Aldao is a small town (comuna) in the province of Santa Fe, Argentina located 343 km northwest of Buenos Aires, 139 km from the City of Santa Fe, 16 km northwest of the head of the department of San Lorenzo, and 39 km from Rosario by paved route and by highway.

== History ==
The first inhabitants of this region were the indigenous "Chaná-Timbúes". In the 18th century, the Jesuits installed a mission called "San Miguel", and in 1780 it was acquired by the Franciscans, founding a Convent called "San Carlos", which later moved to the neighboring town of San Lorenzo in 1796. At the end of the 19th century, the Society of Don Camilo Aldao and Don José María Cullen encouraged the arrival of the first immigrants, the majority being Italians, especially from the Molise region.
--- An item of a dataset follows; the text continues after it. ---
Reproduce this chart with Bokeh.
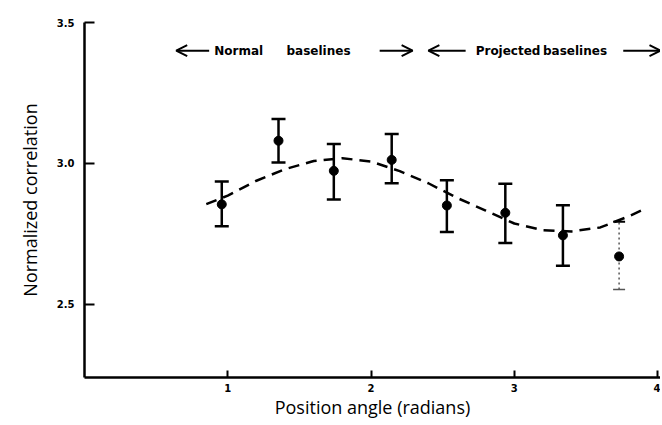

The first houses were built in 1886, at the end of the year the train station was installed. In 1905 the Italian immigrant from the Ligure town of Chiavari, Don Gerónimo Lagomarsino, bought all the lands of the Aldao / Cullen society and decided to make a town, lay out the streets and reserve a space to install a school and another for a public square.

== Population ==
It has 727 inhabitants, which represents an increase of 21% compared to the 601 inhabitants (2001) of the previous census.

== Education ==
Aldao has a primary school called Provincial School No. 6019 "Convento San Carlos", which was founded on May 3, 1907, at the initiative of Gerónimo Lagomarsino.

== Institutions ==
The town has various institutions such as the "Aldao Social Club", founded on February 28, 1924, recognized in the region for its leather barbecue dinners, the "San Jerónimo" Church, the "Amistad" Retiree Center and the Library public, communal and popular "Bartolomé Mitre".